2. Nicknames: I love that we/I almost immediately give players nicknames that stick with them throughout their career. Even professors use K-Law as a name and does anyone know Deisher’s first name? I don’t know many teams that embrace this model like we do.
3. Locker Room Shenanigans: The decorating of the locker room has been a tradition for quite some time. Some are very creative, others are not: but Its one of my favorite moments to walk into the locker room on game day and see some fun and light hearted banter as we head to play a big game. Sometimes at the expense of a team mate, opponent or even the coaches. Love it!

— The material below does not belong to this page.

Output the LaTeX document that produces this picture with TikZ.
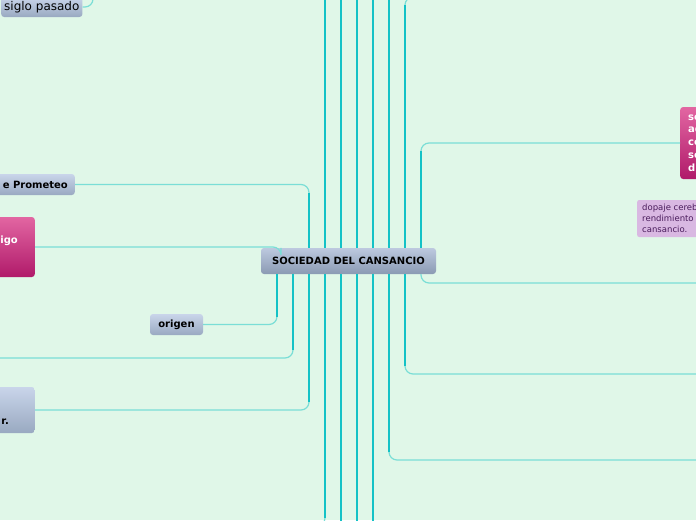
\documentclass[tikz,border=0pt]{standalone}
\usepackage{fontspec}
\setmainfont{DejaVu Sans}
\definecolor{cFondo}{HTML}{E0F7E8}
\definecolor{cTronco}{HTML}{14C2C6}
\definecolor{cRama}{HTML}{7ADED6}
\definecolor{cAzulA}{HTML}{C9D5EA}
\definecolor{cAzulB}{HTML}{99A9C1}
\definecolor{cCentroA}{HTML}{BDC9DF}
\definecolor{cCentroB}{HTML}{8A9AB3}
\definecolor{cRosaA}{HTML}{E266A2}
\definecolor{cRosaB}{HTML}{B01A6A}
\definecolor{cLila}{HTML}{D9B8E2}
\definecolor{cLilaTexto}{HTML}{4A1C5C}

\begin{document}
\begin{tikzpicture}[x=1pt, y=-1pt,
        tema/.style={rounded corners=3pt, top color=cAzulA, bottom color=cAzulB, inner ysep=0pt,
            font=\fontsize{10}{12}\selectfont\bfseries},
        central/.style={rounded corners=3pt, top color=cCentroA, bottom color=cCentroB, inner sep=0pt,
            minimum width=175pt, minimum height=26pt, font=\fontsize{10}{12}\selectfont\bfseries},
        rosa/.style={rounded corners=3pt, top color=cRosaA, bottom color=cRosaB, text=white, inner ysep=0pt,
            font=\fontsize{10}{12.8}\selectfont\bfseries},
        nota/.style={rounded corners=2pt, fill=cLila, text=cLilaTexto, inner ysep=0pt,
            font=\fontsize{8.5}{11}\selectfont},
        rama/.style={draw=cRama, line width=1.2pt, rounded corners=8pt},
        tronco/.style={draw=cTronco, line width=2pt}
    ]
        % Lienzo
        \useasboundingbox (0,0) rectangle (696,520);
        \clip (0,0) rectangle (696,520);
        \fill[cFondo] (0,0) rectangle (696,520);

        % Nodo central y temas
        \node[central] (cc) at (348.5,261) {SOCIEDAD DEL CANSANCIO};
        \node[tema, anchor=west, minimum height=20pt, inner xsep=3pt,
            font=\fontsize{12}{14}\selectfont] (sp) at (1,7) {siglo pasado};
        \node[tema, anchor=east, minimum height=21pt, inner xsep=7pt] (pr) at (75,184.5) {e Prometeo};
        \node[rosa, anchor=east, minimum height=60pt, inner xsep=17pt,
            text height=7.5pt, text depth=2pt] (igo) at (35,247) {\raisebox{6pt}{igo}};
        \node[tema, minimum width=53pt, minimum height=21pt] (og) at (176.5,324.5) {origen};
        \node[tema, anchor=east, minimum height=46pt, inner xsep=26pt,
            text height=7.5pt, text depth=2pt] (rr) at (35,410) {\raisebox{-12pt}{r.}};
        \node[rosa, anchor=west, align=left, minimum height=72pt, inner xsep=8pt] (sed) at (680,143)
            {se\\ad\\co\\se\\d};
        \node[nota, anchor=west, align=left, minimum height=37pt, inner xsep=5pt] (dop) at (637,218.5)
            {dopaje cereb\\rendimiento\\cansancio.};

        % Posiciones de las ramas y extremos fuera del lienzo
        \foreach \x in {93,277,281,293,309,325,341,357,373,389,405,421}
            \coordinate (x\x) at (\x,0);
        \coordinate (arriba) at (0,-20);
        \coordinate (abajo) at (0,540);
        \coordinate (izq) at (-20,358);
        \coordinate (izqAbajo) at (200,526);
        \coordinate (derArriba) at (720,-3);
        \coordinate (der283) at (720,283);
        \coordinate (der374) at (720,374);
        \coordinate (der460) at (720,460);

        % Ramas finas
        \draw[rama] (sp.east) -| (x93 |- arriba);
        \draw[rama] (x281 |- cc.north) |- (igo.east);
        \draw[rama] (x309 |- cc.north) |- (pr.east);
        \draw[rama] (x405 |- cc.north) |- (derArriba);
        \draw[rama] (x421 |- cc.north) |- (sed.west);
        \draw[rama] (x277 |- cc.south) |- (og.east);
        \draw[rama] (x293 |- cc.south) |- (izq);
        \draw[rama] (x309 |- cc.south) |- (rr.east);
        \draw[rama] (x325 |- cc.south) |- (izqAbajo);
        \draw[rama] (x389 |- cc.south) |- (der460);
        \draw[rama] (x405 |- cc.south) |- (der374);
        \draw[rama] (x421 |- cc.south) |- (der283);

        % Troncos gruesos
        \draw[tronco, shorten >=8pt] (x309 |- cc.north) -- (x309 |- pr.east);
        \draw[tronco, shorten >=8pt] (x405 |- cc.north) -- (x405 |- derArriba);
        \draw[tronco, shorten >=8pt] (x421 |- cc.north) -- (x421 |- sed.west);
        \draw[tronco, shorten >=8pt] (x277 |- cc.south) -- (x277 |- og.east);
        \draw[tronco, shorten >=8pt] (x293 |- cc.south) -- (x293 |- izq);
        \draw[tronco, shorten >=8pt] (x309 |- cc.south) -- (x309 |- rr.east);
        \draw[tronco, shorten >=8pt] (x325 |- cc.south) -- (x325 |- izqAbajo);
        \draw[tronco, shorten >=8pt] (x389 |- cc.south) -- (x389 |- der460);
        \draw[tronco, shorten >=8pt] (x405 |- cc.south) -- (x405 |- der374);
        \foreach \x in {325,341,357,373,389}
            \draw[tronco] (x\x |- cc.north) -- (x\x |- arriba);
        \foreach \x in {341,357,373}
            \draw[tronco] (x\x |- cc.south) -- (x\x |- abajo);
\end{tikzpicture}
\end{document}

4. Croquet Party: I love that we started this about 10 years ago as the beginning of our season as a team function and it never gets old. My wife makes amazing food, we all eat until we are stuffed and we then sharpen our competitive claws over a game of croquet. This sport used to be very gentile until the Generals adopted it. The race to win the gnome is the ultimate prize and the seniors often find a way to win it or steal it back anyway.
Help me find my car because it just got towed?
Give me a ride to the airport?
Show me how to use a grill?
Help me change a tire? ( or do it for me)
Come over to our house and catch a skunk?
Ask Susan for a quiche recipe?
And the list goes on and on and I like being that person you call.
6.PRACTICE! I love practice and I love seeing how hard the team works together for a common goal. I love when we set cones up and they try to guess what the activity will be. From the fear in their eyes when they see the circle of death to the joy in their faces when those goals go back to back baby!
7. Humor: The most underrated aspect of any program. Friendly name calling, laughing at each other when someone says something ridiculous, or falls over at practice. You have to be able to appreciate all brands of humor and it helps break the ice in many situations. I will miss these characters!
8. Parental support: Parents are not always supportive of all the things we do as coaches but I have been very fortunate to have enjoyed great support from this group of senior parents. A smile and congratulations after a big win, a warm smile or grimace and shake of the hand/hug after a tough loss, food no matter what the score or outcome of the game, breakfast on game day, food baskets, ham biscuits …the list goes on. The level of support has been overwhelming and very much appreciated.